An inspiration was one of my favorite novels, Pride and Prejudice. A major theme of Austen’s novel is the difference between an individual’s perception and reality. Without facts, Austen’s Elizabeth Bennett, hurt that the aristocratic Darcy would not ask her to dance, decides he is proud and cold. She believes the story told by the soldier Wickham, who seems to be courting her, that Darcy had in the past cheated him out of his legacy. In reality, Wickham turns out to be a dishonest rake, and Darcy a hero. The difference between an individual’s perception and reality is also a theme of Shadows of Doubt. In Shadows, Sandy Harris’s widowed mother, a grade school teacher, wants her daughter to marry Bill, whom both have known since his childhood. He’s the son of the mother’s best friend and Mrs. Harris thinks he’d be perfect to replace her deceased husband as the man of the family. She distrusts Jeff, the young man Sandy is so suddenly taken with, because Jeff had been a troubled and difficult student in her fifth grade before moving away. Both novels, then, deal with issues of trust and misconceptions.
A fun fact about writing your book.
What directly inspired me to write Shadows of Doubt was an early version of the novel, written in the 1980s when I’d taken a year off from teaching. I meant it to be a YA and so the main characters were in high school. But I went back to teaching, and not until I retired did I pull out the old, yellowed, literally cut-and-pasted-on typescript. (This was before writing on computers.) Reading it over and thinking it had possibilities. I rewrote the novel, making the main characters college students and, as I said, adding the drug dealer elements for stronger drama.
What do you like to do when you aren’t writing?
I like to hike, garden, and take photographs.
Here’s an excerpt from Shadows of Doubt:
Bill, standing there dabbing at his pants with a napkin, turned angrily and spoke so that only Jeff and Sandy could hear. “Do you want a rematch?”
Jeff turned and glared at him. “What do you mean—a rematch?”
“Another round of that fight we had in fifth grade.”
“You know, I’d really like that. When it’s just the two of us.”
As Jeff guided Sandy toward the door, Bill followed them. “It would be more equal this time.”
“I sure hope so.” Jeff opened the door for Sandy and walked out behind her. Bill watched them go.
They’d reached Jeff’s car when they heard footsteps coming toward them fast across the pavement. Bill’s tall shadow loomed in the lights as he grabbed Jeff’s arm. “How about now?”
Jeff jerked his arm away. “If that’s what you want.” He reached in his pocket, pulled out his car keys and wallet, and handed them to Sandy. “Get in the car, behind the wheel.”

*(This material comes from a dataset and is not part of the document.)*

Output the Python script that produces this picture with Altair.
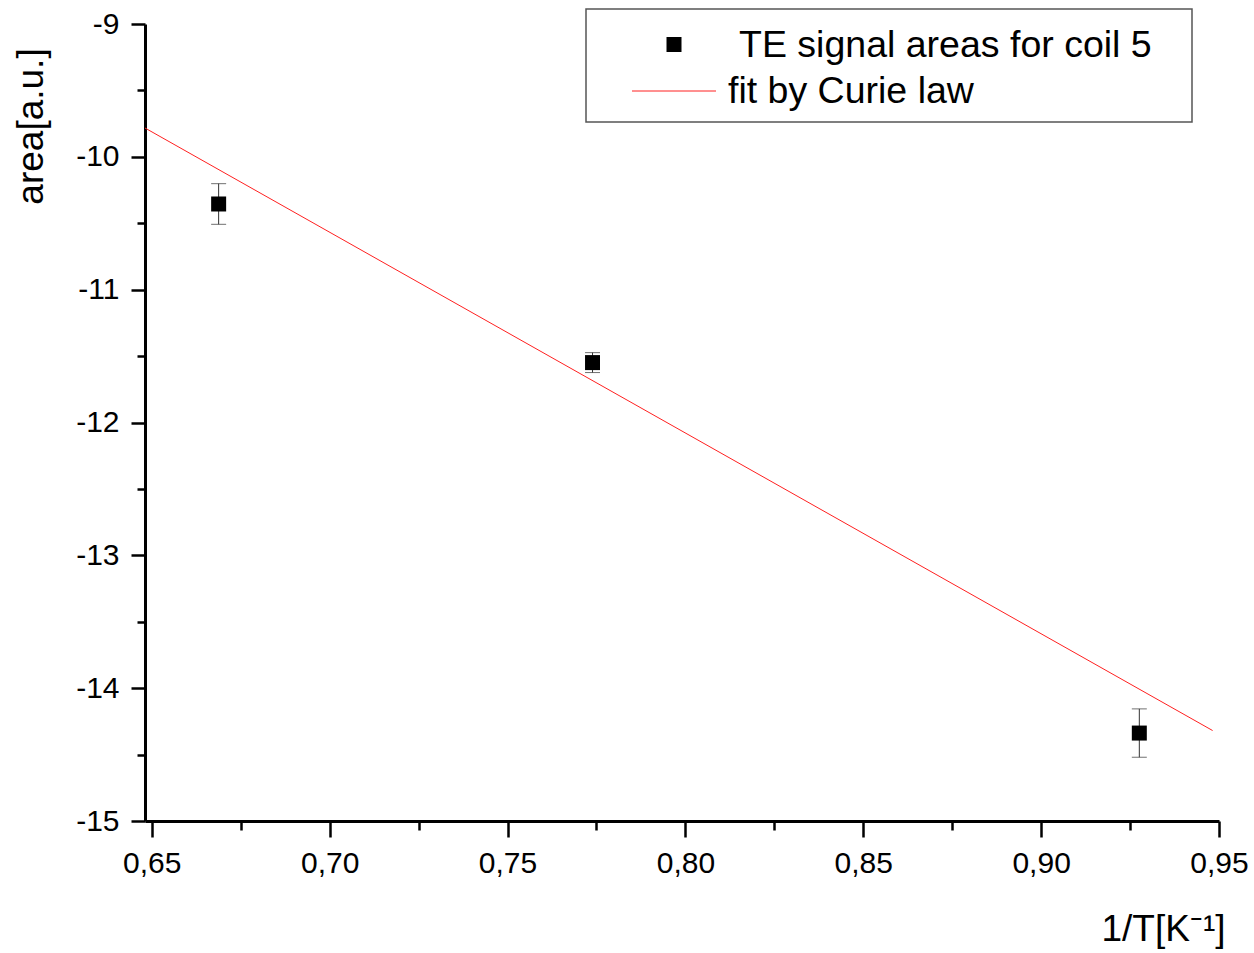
import altair as alt
import pandas as pd

# ---- data ----
x_vals = [0.6688, 0.7739, 0.9276]
y_vals = [-10.355, -11.549, -14.338]
y_err = [0.153, 0.075, 0.182]
fit_x = [0.6481, 0.9482]
fit_y = [-9.783, -14.319]
x_major = [0.65, 0.70, 0.75, 0.80, 0.85, 0.90, 0.95]
x_minor = [0.675, 0.725, 0.775, 0.825, 0.875, 0.925]
y_major = [-15, -14, -13, -12, -11, -10, -9]
y_minor = [-14.5, -13.5, -12.5, -11.5, -10.5, -9.5]
legend_labels = ["TE signal areas for coil 5", "fit by Curie law"]
x_title = "1/T[K⁻¹]"
y_title = "area[a.u.]"

pts = pd.DataFrame({
    "x": x_vals,
    "y": y_vals,
    "lo": [v - e for v, e in zip(y_vals, y_err)],
    "hi": [v + e for v, e in zip(y_vals, y_err)],
})
fit = pd.DataFrame({"x": fit_x, "y": fit_y})
one = pd.DataFrame({"k": [1]})

FONT = "Liberation Sans"
xscale = alt.Scale(domain=[0.6481, 0.95], nice=False, zero=False)
yscale = alt.Scale(domain=[-15, -9], nice=False, zero=False)

common = dict(grid=False, domainColor="black", tickColor="black",
              labelColor="black", titleColor="black",
              labelFont=FONT, titleFont=FONT)

x_axis_major = alt.Axis(
    orient="bottom", values=x_major, tickSize=16, tickWidth=2.5, domainWidth=3,
    labelFontSize=30, labelPadding=11, labelFlush=False, labelOverlap=False,
    labelExpr="replace(format(datum.value, '.2f'), '.', ',')",
    title=x_title, titleFontSize=37, titleFontWeight="normal",
    titleX=1080, titleY=119, titleAlign="right", titleBaseline="alphabetic",
    **common)
y_axis_major = alt.Axis(
    orient="left", values=y_major, tickSize=14, tickWidth=2.5, domainWidth=3,
    labelFontSize=30, labelPadding=12, labelFlush=False, labelOverlap=False,
    labelExpr="'' + datum.value",
    title=y_title, titleFontSize=37, titleFontWeight="normal", titleAngle=270,
    titleX=-103, titleY=102, titleAlign="center", titleBaseline="alphabetic",
    **common)
x_axis_minor = alt.Axis(orient="bottom", values=x_minor, tickSize=9, tickWidth=2.5,
                        domain=False, labels=False, title=None, grid=False, tickColor="black")
y_axis_minor = alt.Axis(orient="left", values=y_minor, tickSize=8, tickWidth=2.5,
                        domain=False, labels=False, title=None, grid=False, tickColor="black")

fit_line = alt.Chart(fit).mark_line(color="#ff2020", strokeWidth=1).encode(
    x=alt.X("x:Q", scale=xscale, axis=None),
    y=alt.Y("y:Q", scale=yscale, axis=None),
)

err_rule = alt.Chart(pts).mark_rule(color="#333333", strokeWidth=1).encode(
    x=alt.X("x:Q", scale=xscale, axis=x_axis_minor),
    y=alt.Y("lo:Q", scale=yscale, axis=y_axis_minor),
    y2="hi:Q",
)
cap_lo = alt.Chart(pts).mark_tick(orient="horizontal", size=15, thickness=1, color="#333333").encode(
    x=alt.X("x:Q", scale=xscale, axis=None),
    y=alt.Y("lo:Q", scale=yscale, axis=None),
)
cap_hi = alt.Chart(pts).mark_tick(orient="horizontal", size=15, thickness=1, color="#333333").encode(
    x=alt.X("x:Q", scale=xscale, axis=None),
    y=alt.Y("hi:Q", scale=yscale, axis=None),
)
points = alt.Chart(pts).mark_square(size=225, color="black", opacity=1).encode(
    x=alt.X("x:Q", scale=xscale, axis=x_axis_major),
    y=alt.Y("y:Q", scale=yscale, axis=y_axis_major),
)

# ---- legend box ----
leg_box = alt.Chart(one).mark_rect(fill="white", stroke="#555555", strokeWidth=1.5).encode(
    x=alt.value(441), x2=alt.value(1047), y=alt.value(-15), y2=alt.value(98))
leg_sq = alt.Chart(one).mark_square(size=225, color="black", opacity=1).encode(
    x=alt.value(529), y=alt.value(20.5))
leg_line = alt.Chart(one).mark_rule(color="#ff2020", strokeWidth=1).encode(
    x=alt.value(487), x2=alt.value(571), y=alt.value(67))
leg_t1 = alt.Chart(one).mark_text(font=FONT, fontSize=37.5, align="left",
                                  baseline="alphabetic", color="black").encode(
    x=alt.value(594), y=alt.value(33.3), text=alt.value(legend_labels[0]))
leg_t2 = alt.Chart(one).mark_text(font=FONT, fontSize=37.5, align="left",
                                  baseline="alphabetic", color="black").encode(
    x=alt.value(583), y=alt.value(79), text=alt.value(legend_labels[1]))

chart = alt.layer(
    fit_line, err_rule, cap_lo, cap_hi, points,
    leg_box, leg_sq, leg_line, leg_t1, leg_t2,
).resolve_axis(x="independent", y="independent").properties(
    width=1074, height=797,
    padding={"left": 145, "top": 24, "right": 35, "bottom": 132},
    autosize=alt.AutoSizeParams(type="none"),
    background="white",
).configure_view(stroke=None)

chart.save("out.html", embed_options={"renderer": "svg", "actions": False})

Her hand closed around what he had handed her. This was crazy. “No—Jeff, Bill—” Before she could get anything more out, she heard a thunk, then another as Bill swung his fist first into Jeff’s jaw, then into his solar plexus.
About the author:
Patricia McAlexander earned a bachelor’s degree from The University of New York at Albany, a master’s from Columbia University, and a doctorate from The University of Wisconsin, Madison, all in English. After moving with her husband to Athens, Georgia, she taught composition and literature at The University of Georgia. Now retired, she has edited local newsletters and enjoys hiking, travel, and photography. But most of all she enjoys writing novels. Her first thriller-romance, Stranger in the Storm, set in upstate New York, was released by Wild Rose in June 2020. Shadows of Doubt, set in Athens, Georgia, is her second.